故キム・ヨンエさんを輝かせた代表作5選とは…誰よりも誠実な女優の足跡辿る

OSEN |

写真=映画とドラマスチールカット

「誰かの母親というよりは、女優キム・ヨンエに見える役が多かったし、自分の声を出す役が多かったです。それが実は役者としては恵まれたことだと思います。ある意味で本当に運が良かったと思います(2009年OSENとのインタビュー中)」

故キム・ヨンエさんは最後まで演技魂を見せた役者として人々に記憶されるはずだ。

キム・ヨンエさんが昨日(9日)、持病である膵臓がんで死去した。享年66歳。2012年、膵臓がんの判定を受けて手術したが、2016年の冬、健康が悪化し、延世(ヨンセ) 大学セブランス病院で治療を受けていたが、この日愛する家族が見守る中でこの世と別れを告げた。

遺作となったKBS 2TVの50部作週末ドラマ「月桂樹洋服店の紳士たち」は、最後の4ヶ月間は病院に入院している状態で撮影していたことが明らかになり、人々を悲しませた。

1951年釜山(プサン) で生まれたキム・ヨンエは釜山女子商業高等学校を卒業した後、1971年のMBC公開採用タレント第3期で演技を始めた。

ドラマ「明妃」「あなたの肖像」「母の部屋」「氷点」「秋の女」「兄弟の川」「波」「走れ、私のお母さん」「ファン・ジニ」「ロイヤルファミリー」、映画「往十里(ワンシムニ)」「雪国」「ロマンスグレー」「潘金蓮」「憎くてももう一度」「冬の旅人」「海賊、ディスコ王になる」「グッバイ、マザー」「殺人の告白」「めまい」「弁護人」「ウィ・アー・ブラザー!」「パンドラ」など、映画とドラマを行き来しながらたくさんの作品に出演してきた、誰よりも誠実な役者でもあった。

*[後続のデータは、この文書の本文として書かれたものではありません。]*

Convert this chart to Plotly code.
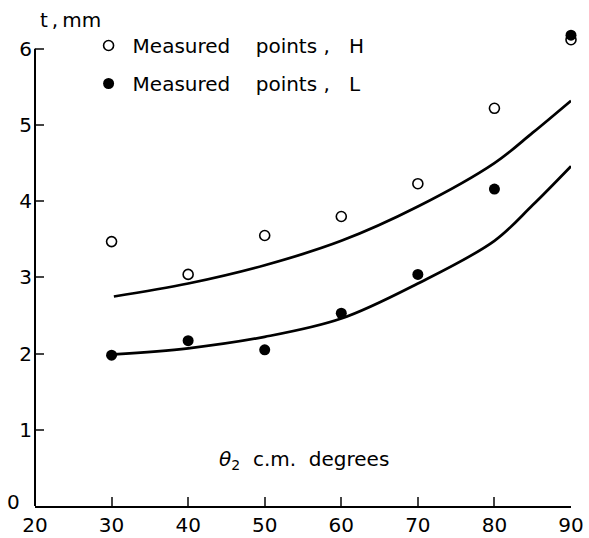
import plotly.graph_objects as go

# Measured points
angles = [30, 40, 50, 60, 70, 80, 90]
t_H = [3.47, 3.04, 3.55, 3.80, 4.23, 5.22, 6.12]
t_L = [1.98, 2.17, 2.05, 2.53, 3.04, 4.16, 6.18]

# Fitted curves
curve_x = [30.3, 40, 50, 60, 70, 80, 85, 90]
curve_H = [2.75, 2.92, 3.16, 3.48, 3.93, 4.50, 4.90, 5.32]
curve_L = [1.99, 2.07, 2.22, 2.46, 2.92, 3.48, 3.95, 4.46]

x_ticks = [20, 30, 40, 50, 60, 70, 80, 90]
y_ticks = [1, 2, 3, 4, 5, 6]
y_axis_top = 6

FONT = "DejaVu Sans"
NB = "&nbsp;"

fig = go.Figure()
fig.add_trace(go.Scatter(x=curve_x, y=curve_H, mode="lines", line=dict(color="black", width=2.7, shape="spline"),
                         showlegend=False, hoverinfo="skip"))
fig.add_trace(go.Scatter(x=curve_x, y=curve_L, mode="lines", line=dict(color="black", width=2.7, shape="spline"),
                         showlegend=False, hoverinfo="skip"))
fig.add_trace(go.Scatter(x=angles, y=t_H, mode="markers", legendgroup="H",
                         name="Measured" + NB * 4 + "points" + NB + "," + NB * 3 + "H",
                         marker=dict(symbol="circle-open", size=10, color="black", line=dict(width=1.6)),
                         cliponaxis=False))
fig.add_trace(go.Scatter(x=angles, y=t_L, mode="markers", legendgroup="L",
                         name="Measured" + NB * 4 + "points" + NB + "," + NB * 3 + "L",
                         marker=dict(symbol="circle", size=11, color="black"),
                         cliponaxis=False))

# left spine only up to the last tick
fig.add_shape(type="line", xref="paper", yref="y", x0=0, x1=0, y0=0, y1=y_axis_top,
              line=dict(color="black", width=2))

fig.update_layout(
    width=589, height=538,
    margin=dict(l=35, r=18, t=26, b=32, autoexpand=False),
    paper_bgcolor="white", plot_bgcolor="white",
    font=dict(family=FONT, size=20, color="black"),
    legend=dict(x=0.0925, y=1.0, xanchor="left", yanchor="top", bgcolor="rgba(0,0,0,0)",
                font=dict(size=20), itemwidth=38, tracegroupgap=9),
    xaxis=dict(range=[20, 90], tickvals=x_ticks, ticks="inside", ticklen=9, tickwidth=1.5,
               showline=True, linewidth=2, linecolor="black", showgrid=False, zeroline=False,
               tickfont=dict(size=20), automargin=False, ticklabelstandoff=0),
    yaxis=dict(range=[0, 6.3], tickvals=[0] + y_ticks, ticktext=[""] + [str(v) for v in y_ticks],
               ticks="inside", ticklen=9, tickwidth=1.5,
               showline=False, showgrid=False, zeroline=False,
               tickfont=dict(size=20), automargin=False, ticklabelstandoff=2),
    annotations=[
        dict(text="t\u2009,\u2009mm", x=0.005, y=1.012, xref="paper", yref="paper", xanchor="left", yanchor="middle",
             showarrow=False, font=dict(size=20)),
        dict(text="<i>θ</i><sub>2</sub>" + NB * 2 + "c.m." + NB * 2 + "degrees", x=0.502, y=0.095,
             xref="paper", yref="paper", xanchor="center", yanchor="middle", showarrow=False, font=dict(size=20)),
        dict(text="0", x=-0.026, y=0, xref="paper", yref="y", xanchor="right", yanchor="middle",
             yshift=4, showarrow=False, borderpad=0, font=dict(size=20)),
    ],
)

fig.write_html("out.html", config={"displayModeBar": False},
               post_script="document.body.style.margin='0';")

さまざまなジャンルの作品とキャラクターを演じ、代表作を簡単には選べない女優だが、特に人々の印象に強烈に残っている、彼女の足跡を振り返ってみた。

「明妃」(1972)

キム・ヨンエを一気にスターにさせた作品だ。キム・ヨンエ特有の冷たいイメージが明妃というキャラクターにぴったりだという評価を受けた。その後、時代劇が似合うという評価の中で「燕山(ヨンサン) 日記」「義親王」「悲恋の紅箭門」「朝鮮王朝五百年-根の深い木」など、多数の時代劇で淡麗な一面や安定した演技力を見せた。

「冬の旅人」(1986)

キム・ヨンエは女優として型破りな変身を拒まなかった。クァク・ジギュン監督が演出した1988年「冬の旅人」では売春婦のゴッドマザー役を務める果敢な挑戦に挑み、後輩イ・ミスクとカン・ソグをサポートし、映画をより多彩なものにした。

「グッバイ、マザー」(2009)

キム・ヨンエがチェ・ガンヒと披露するリアルな母娘の演技は、観客たちを泣き笑いさせた。愛憎入り交じる母娘の間柄を、ストレートな語り口で描くこの作品は、今見るとさらに感動的に受け止められるはずだ。病気で死を目前にしている母親と、そんな母親と別れなければならない娘。3年ぶりの復帰作とは思えないほど、密度の高い演技を披露し、演技力で絶賛を受けた。キム・ヨンエはこの作品を「暗黒の中で自分を救ってくれた作品だ」と表現した。

「ロイヤル・ファミリー」(MBC、2011)

キム・ヨンエが貫禄の悪女演技を披露した作品だ。劇中でキム・ヨンエは徹底的に、事業家らしく冷静なマインドを持つ鉄の女で、子どもたちの結婚も事業の手段と考える財閥役を務め、観る人々を感心させた。第1話で披露した「あれ、片付けて」というセリフは有名だ。共演した女優ヨム・ジョンアは、彼女と劇中では激しく対立したが、自身のロールモデルとしてキム・ヨンエを選んだ。

「弁護人」(2013)

ヤン・ウソク監督の映画「弁護人」で彼女が見せた母親は、韓国の痛い近現代史の一面だった。キム・ヨンエは息子が予期せず事件に巻き込まれ、裁判を控えていることを聞いた後、東奔西走するクッパ(スープごはん) 屋の店主スネに扮し、凄絶な母性演技を見せた。誇るべき彼女のフィルモグラフィーだ。